Wednesday, May 23, 2012

This time....

This time last year.  This time next week.  

It's a game I've played with myself for a long time.  I am a planner and a reminiscer, so I'm always thinking in those terms.  I count down to big events - this time next month I'll be married.  This time next week I'll be a mom.  And I like to think back on milestones.  I still hold Cadence on every birthday, if I can at his birth time, and think about where I was and  what I was doing this time last year, 4 years ago, etc..  Aside from looking forward and counting down the days until I'm no longer pregnant (because at some point I always went from counting down the days until the baby was here to just not wanting to be pregnant anymore!) I haven't really looked forward in time with my kids.  I've already learned how quickly the time goes by and I am conscious of not wanting to wish anything away.

But I have been counting down until tomorrow.  I'm not sure I've counted down an event I have dreaded more.  From the moment we had a surgery date, I have thought of that date every single day.  I've been wanting it to hurry up and get here, while at the same time just hoping it never comes.  I know he'll be okay, and we have no choice really about having to have this surgery, so I know in the end all will be well, but it's been like a cloud that just hangs over me.  Being on this side of it - looking at what we have ahead of us - has just plain sucked.  But I know once we're on the other side of it, I'll be okay.  I just have to get to the other side.  (As a side note - this is something I've been telling friends since we had our date - "can't wait to be on the other side".  As it turns out - a lot of cranio parents refer to it in that way.  Who knew I would finally be hip and on a trend, not 10 years behind!)

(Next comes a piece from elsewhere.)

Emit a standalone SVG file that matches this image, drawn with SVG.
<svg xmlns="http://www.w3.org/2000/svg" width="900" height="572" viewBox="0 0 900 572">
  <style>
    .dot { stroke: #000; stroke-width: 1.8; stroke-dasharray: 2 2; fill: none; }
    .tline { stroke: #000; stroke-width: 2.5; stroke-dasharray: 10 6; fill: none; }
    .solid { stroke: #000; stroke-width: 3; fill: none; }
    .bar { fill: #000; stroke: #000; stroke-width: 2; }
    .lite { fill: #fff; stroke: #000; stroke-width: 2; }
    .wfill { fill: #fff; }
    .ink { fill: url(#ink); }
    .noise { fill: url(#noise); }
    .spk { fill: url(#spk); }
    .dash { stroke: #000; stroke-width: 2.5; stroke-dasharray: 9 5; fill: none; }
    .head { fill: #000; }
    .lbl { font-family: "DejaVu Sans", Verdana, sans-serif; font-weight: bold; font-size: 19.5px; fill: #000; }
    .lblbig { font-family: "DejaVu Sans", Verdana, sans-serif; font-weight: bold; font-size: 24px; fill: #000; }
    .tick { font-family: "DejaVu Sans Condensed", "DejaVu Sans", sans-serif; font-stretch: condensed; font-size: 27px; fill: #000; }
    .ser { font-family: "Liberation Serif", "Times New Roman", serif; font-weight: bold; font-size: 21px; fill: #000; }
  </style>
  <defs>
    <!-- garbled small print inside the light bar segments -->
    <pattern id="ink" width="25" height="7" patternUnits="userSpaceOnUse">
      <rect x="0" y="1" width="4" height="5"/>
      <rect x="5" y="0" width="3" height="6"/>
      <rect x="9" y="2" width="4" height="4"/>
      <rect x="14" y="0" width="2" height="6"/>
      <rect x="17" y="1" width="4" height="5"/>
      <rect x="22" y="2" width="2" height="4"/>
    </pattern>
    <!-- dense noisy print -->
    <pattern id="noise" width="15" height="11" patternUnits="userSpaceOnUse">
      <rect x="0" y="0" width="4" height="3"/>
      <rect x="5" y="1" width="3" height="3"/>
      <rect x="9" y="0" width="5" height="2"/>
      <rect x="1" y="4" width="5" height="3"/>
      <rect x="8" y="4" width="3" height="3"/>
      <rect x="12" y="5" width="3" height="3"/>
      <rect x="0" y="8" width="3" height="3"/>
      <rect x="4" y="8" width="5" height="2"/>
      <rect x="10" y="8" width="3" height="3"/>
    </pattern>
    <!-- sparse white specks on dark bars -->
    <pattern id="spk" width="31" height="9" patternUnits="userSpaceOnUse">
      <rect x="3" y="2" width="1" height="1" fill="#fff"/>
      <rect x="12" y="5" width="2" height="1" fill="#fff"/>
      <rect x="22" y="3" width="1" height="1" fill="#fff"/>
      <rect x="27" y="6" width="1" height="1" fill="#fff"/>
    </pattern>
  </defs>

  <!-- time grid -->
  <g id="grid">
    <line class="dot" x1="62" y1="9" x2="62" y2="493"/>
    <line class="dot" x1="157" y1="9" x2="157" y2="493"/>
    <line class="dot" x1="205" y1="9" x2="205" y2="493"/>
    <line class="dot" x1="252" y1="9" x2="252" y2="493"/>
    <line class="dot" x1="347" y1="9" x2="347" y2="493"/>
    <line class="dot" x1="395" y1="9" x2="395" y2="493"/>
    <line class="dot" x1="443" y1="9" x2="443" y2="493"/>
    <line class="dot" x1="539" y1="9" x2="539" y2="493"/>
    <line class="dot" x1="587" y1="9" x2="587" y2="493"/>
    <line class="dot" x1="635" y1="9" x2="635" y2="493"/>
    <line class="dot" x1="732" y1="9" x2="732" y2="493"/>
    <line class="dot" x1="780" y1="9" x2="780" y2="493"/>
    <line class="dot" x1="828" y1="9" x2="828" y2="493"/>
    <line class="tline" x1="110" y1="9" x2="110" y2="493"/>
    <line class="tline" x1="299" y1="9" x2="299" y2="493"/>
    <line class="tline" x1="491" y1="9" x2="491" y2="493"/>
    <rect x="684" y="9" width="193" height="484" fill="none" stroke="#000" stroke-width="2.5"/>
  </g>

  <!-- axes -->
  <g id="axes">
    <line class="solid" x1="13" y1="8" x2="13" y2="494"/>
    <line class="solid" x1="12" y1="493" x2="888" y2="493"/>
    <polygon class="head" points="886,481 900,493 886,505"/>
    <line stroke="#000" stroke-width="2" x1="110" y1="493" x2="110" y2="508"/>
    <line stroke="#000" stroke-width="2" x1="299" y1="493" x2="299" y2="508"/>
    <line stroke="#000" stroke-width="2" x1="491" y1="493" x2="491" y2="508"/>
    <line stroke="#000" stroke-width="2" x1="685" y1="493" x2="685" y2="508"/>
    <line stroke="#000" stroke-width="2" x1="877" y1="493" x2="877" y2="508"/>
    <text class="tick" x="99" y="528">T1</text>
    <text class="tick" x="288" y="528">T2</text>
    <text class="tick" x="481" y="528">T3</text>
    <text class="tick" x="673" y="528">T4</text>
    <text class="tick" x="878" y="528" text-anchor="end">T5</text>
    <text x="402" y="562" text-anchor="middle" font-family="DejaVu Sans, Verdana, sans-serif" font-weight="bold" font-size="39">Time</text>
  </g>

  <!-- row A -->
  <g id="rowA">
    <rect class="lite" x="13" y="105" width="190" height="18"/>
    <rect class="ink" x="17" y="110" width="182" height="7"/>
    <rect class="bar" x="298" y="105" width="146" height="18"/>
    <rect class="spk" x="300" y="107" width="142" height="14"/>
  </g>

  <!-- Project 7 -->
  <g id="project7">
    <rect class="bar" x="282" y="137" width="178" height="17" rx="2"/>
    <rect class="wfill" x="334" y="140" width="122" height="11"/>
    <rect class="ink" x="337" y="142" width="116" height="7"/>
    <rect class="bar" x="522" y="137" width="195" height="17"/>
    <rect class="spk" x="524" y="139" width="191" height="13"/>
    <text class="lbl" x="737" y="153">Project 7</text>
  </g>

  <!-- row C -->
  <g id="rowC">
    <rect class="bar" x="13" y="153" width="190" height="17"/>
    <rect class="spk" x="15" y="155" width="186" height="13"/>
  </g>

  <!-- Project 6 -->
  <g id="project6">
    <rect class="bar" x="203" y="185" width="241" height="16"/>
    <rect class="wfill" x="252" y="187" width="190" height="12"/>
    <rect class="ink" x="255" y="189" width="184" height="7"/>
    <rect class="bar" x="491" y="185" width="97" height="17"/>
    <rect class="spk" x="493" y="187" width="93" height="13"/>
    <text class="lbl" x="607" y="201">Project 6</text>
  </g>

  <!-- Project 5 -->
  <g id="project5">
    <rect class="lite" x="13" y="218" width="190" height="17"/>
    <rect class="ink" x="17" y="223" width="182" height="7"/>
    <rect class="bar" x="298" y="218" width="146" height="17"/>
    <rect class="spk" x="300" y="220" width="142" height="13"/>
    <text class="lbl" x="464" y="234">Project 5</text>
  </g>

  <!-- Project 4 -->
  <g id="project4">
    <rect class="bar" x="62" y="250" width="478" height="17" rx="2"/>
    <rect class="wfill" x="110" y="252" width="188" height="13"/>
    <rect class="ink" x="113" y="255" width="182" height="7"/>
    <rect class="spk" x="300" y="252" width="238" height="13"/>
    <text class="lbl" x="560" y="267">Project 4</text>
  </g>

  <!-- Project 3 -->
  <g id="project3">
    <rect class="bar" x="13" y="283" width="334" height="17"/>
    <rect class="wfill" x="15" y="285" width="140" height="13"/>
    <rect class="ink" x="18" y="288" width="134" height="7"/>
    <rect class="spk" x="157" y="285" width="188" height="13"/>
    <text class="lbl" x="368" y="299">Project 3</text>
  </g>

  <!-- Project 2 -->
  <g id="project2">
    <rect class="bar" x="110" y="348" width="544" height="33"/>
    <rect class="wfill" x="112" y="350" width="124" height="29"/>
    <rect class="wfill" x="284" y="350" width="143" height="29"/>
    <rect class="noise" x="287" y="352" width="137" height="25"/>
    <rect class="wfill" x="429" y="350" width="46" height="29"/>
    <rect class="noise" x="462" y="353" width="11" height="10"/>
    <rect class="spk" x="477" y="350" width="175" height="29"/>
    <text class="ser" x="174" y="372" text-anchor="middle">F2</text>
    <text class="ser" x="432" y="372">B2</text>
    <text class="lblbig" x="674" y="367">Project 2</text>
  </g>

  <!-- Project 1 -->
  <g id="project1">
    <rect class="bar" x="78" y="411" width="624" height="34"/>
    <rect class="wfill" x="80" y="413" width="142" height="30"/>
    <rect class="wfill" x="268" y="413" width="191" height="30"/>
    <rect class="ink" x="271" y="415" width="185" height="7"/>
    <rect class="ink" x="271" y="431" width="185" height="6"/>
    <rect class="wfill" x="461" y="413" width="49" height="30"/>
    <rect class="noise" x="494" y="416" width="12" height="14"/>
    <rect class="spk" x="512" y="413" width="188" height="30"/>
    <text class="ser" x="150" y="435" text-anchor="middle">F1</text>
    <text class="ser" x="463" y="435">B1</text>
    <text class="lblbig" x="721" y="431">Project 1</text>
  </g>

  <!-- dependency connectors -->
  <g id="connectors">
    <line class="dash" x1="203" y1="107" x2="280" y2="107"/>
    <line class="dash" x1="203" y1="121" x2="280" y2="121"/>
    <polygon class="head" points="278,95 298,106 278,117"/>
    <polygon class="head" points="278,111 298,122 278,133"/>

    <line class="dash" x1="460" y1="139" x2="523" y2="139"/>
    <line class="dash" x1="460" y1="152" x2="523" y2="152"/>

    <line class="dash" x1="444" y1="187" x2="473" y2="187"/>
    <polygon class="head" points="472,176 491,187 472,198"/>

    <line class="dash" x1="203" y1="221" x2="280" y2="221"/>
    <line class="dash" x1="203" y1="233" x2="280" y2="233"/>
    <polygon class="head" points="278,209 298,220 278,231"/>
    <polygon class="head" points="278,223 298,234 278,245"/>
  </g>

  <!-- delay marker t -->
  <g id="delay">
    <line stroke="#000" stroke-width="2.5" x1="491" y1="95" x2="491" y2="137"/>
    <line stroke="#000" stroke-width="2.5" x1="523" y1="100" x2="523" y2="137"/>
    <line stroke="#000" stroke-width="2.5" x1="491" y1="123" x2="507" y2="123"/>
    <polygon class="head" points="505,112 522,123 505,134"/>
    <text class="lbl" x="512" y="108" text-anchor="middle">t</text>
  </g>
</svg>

So this time tomorrow, my sweet, drooly, open-mouthed smiling baby boy will be in surgery.  I can hardly believe it.  We had our pre-op appointment on Monday and got the low down on pretty much everything.  And I was reminded of how all the little details of it are what really bothers me.  Today is the last day I will nuzzle his baby hair, because tomorrow they shave it all off.  Starting tomorrow, his head will forever bear the scar of what he's had to go through.  Tomorrow I will have to somehow find the strength to hand over my sweetheart to what are essentially strangers.  This is probably the moment I have feared the most.  But I know I will get through it.  And this time next week we will be home.  And my smiley boy will be back, though with a rounder head, and this will just be something I look back on a month, a year, 10 years from now.

1 comment:

  1. As a member of 'the other side' we are waiting for you, your family, and most importantly Connor to join us. Your post could have been my words exactly. Our surgery date was June 2, 2011...this time LAST YEAR! My prayers are with you for strength, with the doctors for skilled work, with the nurses for patience and skilled work, and with Connor to getting back to being a 6 month old as quickly as possible.